Over 480 exhibitors and 18,500 attendees from 82 countries participated in CEDIA EXPO 2014 in Denver, US last month.
The exhibition continues to be an essential event for technology brands, installers and influencers, to connect and experience the very
latest innovations the industry has to offer.
Some of the hottest trends evident this year were the very latest 4K technologies, state-of-the art laser projectors and the first demonstrations of Dolby Atmos on the show floor.
THE FUTURE IS 4K
Sony President and COO Mike Fasulo set the tone championing 4K with his opening keynote presentation, which encouraged a message of industry cooperation
with CEDIA from manufacturers, the music industry and the film industry.
Several special guests joined him on stage during the presentation, including: Rob Caruso from Netflix to talk about the future of 4K streaming; Jim Belcher of Universal Music Group to talk about High Resolution Audio (HRA)’s future and Grant Stewart of Stewart Filmscreen to discuss how to properly match 4K projectors with screens.
In his Q&A with Caruso from Netflix, Fasulo commented that 4K streaming is expected to double or triple in the next few years, something all installers need to be prepared for. Fasulo also used the presentation to unveil the company’s new lines of High Resolution Audio (HRA) and a full line of home automation-ready TVs and new 4K projectors, including the first-ever short throw projector. Also on show at the event were new AV receivers and technologies for 4K content distribution.
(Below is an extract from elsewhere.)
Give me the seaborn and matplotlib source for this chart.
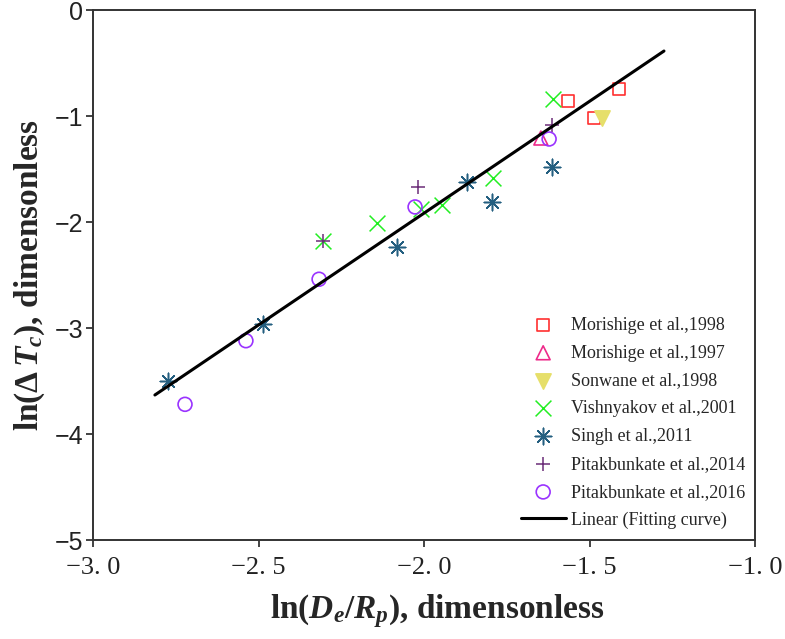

A reminder that the recent CEDIA White Paper on 4K is available for download at www.cediaeducation.com/resources/whitepapers
INCREDIBLE PICTURE QUALITY
A new breed of game-changing, high-tech laser projectors were a key trend at CEDIA EXPO. This innovative new technology being integrated into projectors promises to dramatically increase projector longevity, as well as deliver incredible picture quality and colour brightness. Nearly every projector company at the show featured a new model with some variation of a laser light source. This technology will be significant for CI in the months and years ahead.
HOME CINEMA AUDIO
Another key innovation at CEDIA this year was in home cinema audio.
The development of Dolby Atmos for home cinema represents a major change for CI.
Dolby Atmos first debuted in the cinema in 2012 with the feature Brave. Since then, it’s been used in more than 150 cinema releases. Directors and sound mixers appreciate the format because it lets them precisely place and move sounds anywhere around the audience, even overhead.
There’s no need to replace a current Blu-ray player or change cables. And, in most cases, installers can continue to use current speakers. A traditional 5.1 system could be upgraded to Dolby Atmos by getting an AV receiver that supports the format and adding two Dolby Atmos enabled add-on speaker modules. These modules sit on top of or near your traditional front speakers and project sound up toward the ceiling, where it reflects down toward the listener. A Blu-ray Disc with Dolby Atmos format can support anything from a system with five speakers on the floor and two overhead to a system with 24 speakers on the floor and 10 overhead.